▶ _SOURCE DATA_:
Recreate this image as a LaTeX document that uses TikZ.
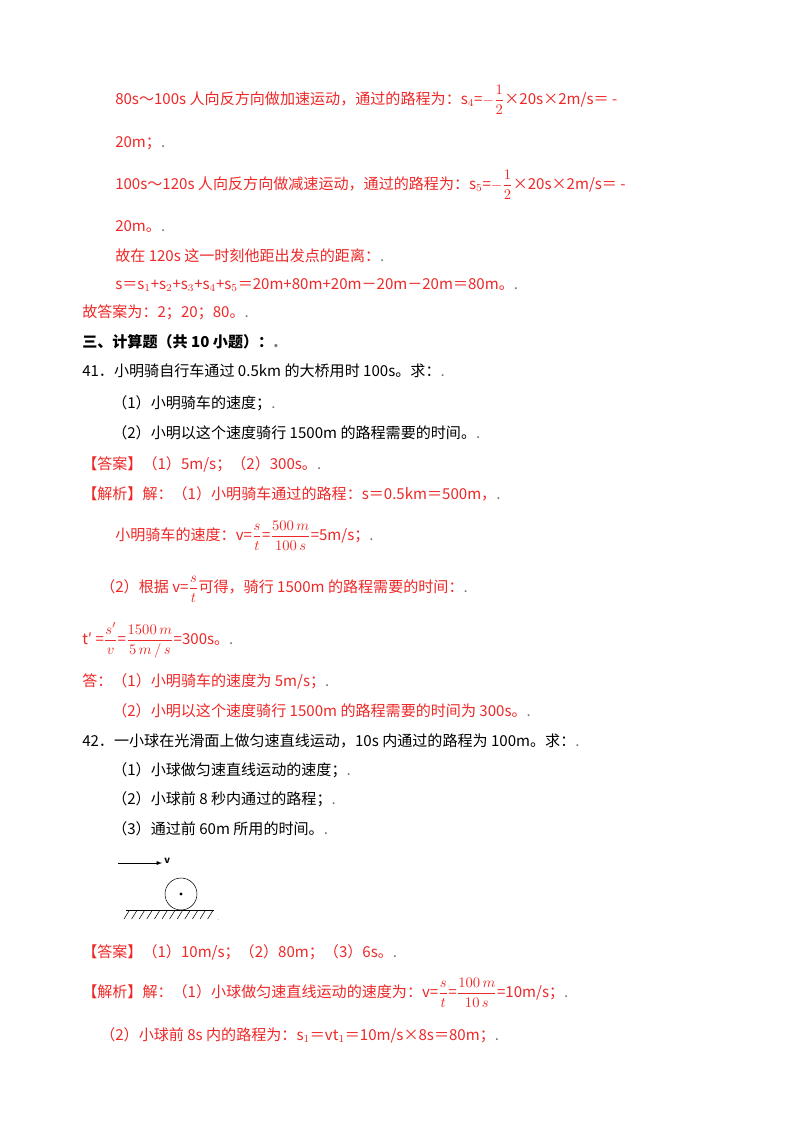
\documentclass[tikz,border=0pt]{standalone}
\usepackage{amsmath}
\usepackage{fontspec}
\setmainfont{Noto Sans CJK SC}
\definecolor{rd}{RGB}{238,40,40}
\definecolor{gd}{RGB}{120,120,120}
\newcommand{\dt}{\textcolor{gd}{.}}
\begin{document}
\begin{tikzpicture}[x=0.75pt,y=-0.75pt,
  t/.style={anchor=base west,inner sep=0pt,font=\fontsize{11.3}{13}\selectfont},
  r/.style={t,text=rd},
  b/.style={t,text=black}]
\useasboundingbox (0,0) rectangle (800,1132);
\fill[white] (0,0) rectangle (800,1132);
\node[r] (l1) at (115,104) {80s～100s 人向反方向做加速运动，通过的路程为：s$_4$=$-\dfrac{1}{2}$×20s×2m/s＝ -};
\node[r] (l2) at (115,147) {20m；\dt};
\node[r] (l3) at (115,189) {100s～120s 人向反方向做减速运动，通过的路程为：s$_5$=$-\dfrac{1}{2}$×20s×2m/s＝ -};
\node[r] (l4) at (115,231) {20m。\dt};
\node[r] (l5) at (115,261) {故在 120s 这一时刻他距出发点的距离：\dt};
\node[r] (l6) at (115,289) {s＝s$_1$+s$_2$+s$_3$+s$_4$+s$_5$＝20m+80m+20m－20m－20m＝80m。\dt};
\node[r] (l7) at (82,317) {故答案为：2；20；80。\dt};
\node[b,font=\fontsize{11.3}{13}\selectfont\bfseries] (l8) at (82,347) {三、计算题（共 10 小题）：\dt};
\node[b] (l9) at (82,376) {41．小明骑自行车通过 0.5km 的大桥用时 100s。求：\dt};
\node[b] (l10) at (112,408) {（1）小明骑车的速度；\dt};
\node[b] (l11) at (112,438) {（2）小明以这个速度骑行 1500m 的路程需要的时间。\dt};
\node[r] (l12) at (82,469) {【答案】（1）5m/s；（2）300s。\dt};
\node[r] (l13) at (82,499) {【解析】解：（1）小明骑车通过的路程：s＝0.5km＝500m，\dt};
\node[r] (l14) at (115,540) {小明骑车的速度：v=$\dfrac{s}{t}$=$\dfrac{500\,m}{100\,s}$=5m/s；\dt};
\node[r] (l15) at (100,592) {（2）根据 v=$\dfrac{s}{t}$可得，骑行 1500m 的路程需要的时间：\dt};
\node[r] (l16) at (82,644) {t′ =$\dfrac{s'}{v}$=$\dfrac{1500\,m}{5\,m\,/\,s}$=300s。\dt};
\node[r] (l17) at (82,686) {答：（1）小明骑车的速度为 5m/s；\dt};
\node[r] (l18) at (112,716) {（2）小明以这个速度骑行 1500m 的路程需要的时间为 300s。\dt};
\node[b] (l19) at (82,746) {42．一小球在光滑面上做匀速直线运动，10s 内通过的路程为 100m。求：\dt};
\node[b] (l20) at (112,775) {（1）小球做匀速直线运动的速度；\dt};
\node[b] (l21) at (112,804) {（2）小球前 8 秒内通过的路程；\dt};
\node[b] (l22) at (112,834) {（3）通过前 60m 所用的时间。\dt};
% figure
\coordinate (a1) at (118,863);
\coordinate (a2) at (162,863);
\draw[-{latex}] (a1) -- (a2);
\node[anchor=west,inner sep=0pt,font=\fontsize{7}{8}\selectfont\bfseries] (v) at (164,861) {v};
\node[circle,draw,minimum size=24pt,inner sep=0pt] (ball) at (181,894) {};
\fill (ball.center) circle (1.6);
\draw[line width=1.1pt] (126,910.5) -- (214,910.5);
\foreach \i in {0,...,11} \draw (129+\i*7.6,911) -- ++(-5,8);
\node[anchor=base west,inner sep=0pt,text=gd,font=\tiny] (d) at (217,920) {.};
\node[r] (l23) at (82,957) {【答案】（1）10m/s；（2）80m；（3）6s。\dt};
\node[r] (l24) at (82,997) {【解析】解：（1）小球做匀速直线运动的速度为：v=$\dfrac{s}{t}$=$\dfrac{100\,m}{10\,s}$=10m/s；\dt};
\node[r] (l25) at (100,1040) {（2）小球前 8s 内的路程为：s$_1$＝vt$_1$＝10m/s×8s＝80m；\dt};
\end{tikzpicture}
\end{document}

▶ _OBJECTIVE_:
Omit any images, then output the listing exactly.

▶ _SOLVED PROBLEM_:
Recreate this image as a LaTeX document that uses TikZ.
\documentclass[tikz,border=0pt]{standalone}
\usepackage{amsmath}
\usepackage{fontspec}
\setmainfont{Noto Sans CJK SC}
\definecolor{rd}{RGB}{238,40,40}
\definecolor{gd}{RGB}{120,120,120}
\newcommand{\dt}{\textcolor{gd}{.}}
\begin{document}
\begin{tikzpicture}[x=0.75pt,y=-0.75pt,
  t/.style={anchor=base west,inner sep=0pt,font=\fontsize{11.3}{13}\selectfont},
  r/.style={t,text=rd},
  b/.style={t,text=black}]
\useasboundingbox (0,0) rectangle (800,1132);
\fill[white] (0,0) rectangle (800,1132);
\node[r] (l1) at (115,104) {80s～100s 人向反方向做加速运动，通过的路程为：s$_4$=$-\dfrac{1}{2}$×20s×2m/s＝ -};
\node[r] (l2) at (115,147) {20m；\dt};
\node[r] (l3) at (115,189) {100s～120s 人向反方向做减速运动，通过的路程为：s$_5$=$-\dfrac{1}{2}$×20s×2m/s＝ -};
\node[r] (l4) at (115,231) {20m。\dt};
\node[r] (l5) at (115,261) {故在 120s 这一时刻他距出发点的距离：\dt};
\node[r] (l6) at (115,289) {s＝s$_1$+s$_2$+s$_3$+s$_4$+s$_5$＝20m+80m+20m－20m－20m＝80m。\dt};
\node[r] (l7) at (82,317) {故答案为：2；20；80。\dt};
\node[b,font=\fontsize{11.3}{13}\selectfont\bfseries] (l8) at (82,347) {三、计算题（共 10 小题）：\dt};
\node[b] (l9) at (82,376) {41．小明骑自行车通过 0.5km 的大桥用时 100s。求：\dt};
\node[b] (l10) at (112,408) {（1）小明骑车的速度；\dt};
\node[b] (l11) at (112,438) {（2）小明以这个速度骑行 1500m 的路程需要的时间。\dt};
\node[r] (l12) at (82,469) {【答案】（1）5m/s；（2）300s。\dt};
\node[r] (l13) at (82,499) {【解析】解：（1）小明骑车通过的路程：s＝0.5km＝500m，\dt};
\node[r] (l14) at (115,540) {小明骑车的速度：v=$\dfrac{s}{t}$=$\dfrac{500\,m}{100\,s}$=5m/s；\dt};
\node[r] (l15) at (100,592) {（2）根据 v=$\dfrac{s}{t}$可得，骑行 1500m 的路程需要的时间：\dt};
\node[r] (l16) at (82,644) {t′ =$\dfrac{s'}{v}$=$\dfrac{1500\,m}{5\,m\,/\,s}$=300s。\dt};
\node[r] (l17) at (82,686) {答：（1）小明骑车的速度为 5m/s；\dt};
\node[r] (l18) at (112,716) {（2）小明以这个速度骑行 1500m 的路程需要的时间为 300s。\dt};
\node[b] (l19) at (82,746) {42．一小球在光滑面上做匀速直线运动，10s 内通过的路程为 100m。求：\dt};
\node[b] (l20) at (112,775) {（1）小球做匀速直线运动的速度；\dt};
\node[b] (l21) at (112,804) {（2）小球前 8 秒内通过的路程；\dt};
\node[b] (l22) at (112,834) {（3）通过前 60m 所用的时间。\dt};
% figure
\coordinate (a1) at (118,863);
\coordinate (a2) at (162,863);
\draw[-{latex}] (a1) -- (a2);
\node[anchor=west,inner sep=0pt,font=\fontsize{7}{8}\selectfont\bfseries] (v) at (164,861) {v};
\node[circle,draw,minimum size=24pt,inner sep=0pt] (ball) at (181,894) {};
\fill (ball.center) circle (1.6);
\draw[line width=1.1pt] (126,910.5) -- (214,910.5);
\foreach \i in {0,...,11} \draw (129+\i*7.6,911) -- ++(-5,8);
\node[anchor=base west,inner sep=0pt,text=gd,font=\tiny] (d) at (217,920) {.};
\node[r] (l23) at (82,957) {【答案】（1）10m/s；（2）80m；（3）6s。\dt};
\node[r] (l24) at (82,997) {【解析】解：（1）小球做匀速直线运动的速度为：v=$\dfrac{s}{t}$=$\dfrac{100\,m}{10\,s}$=10m/s；\dt};
\node[r] (l25) at (100,1040) {（2）小球前 8s 内的路程为：s$_1$＝vt$_1$＝10m/s×8s＝80m；\dt};
\end{tikzpicture}
\end{document}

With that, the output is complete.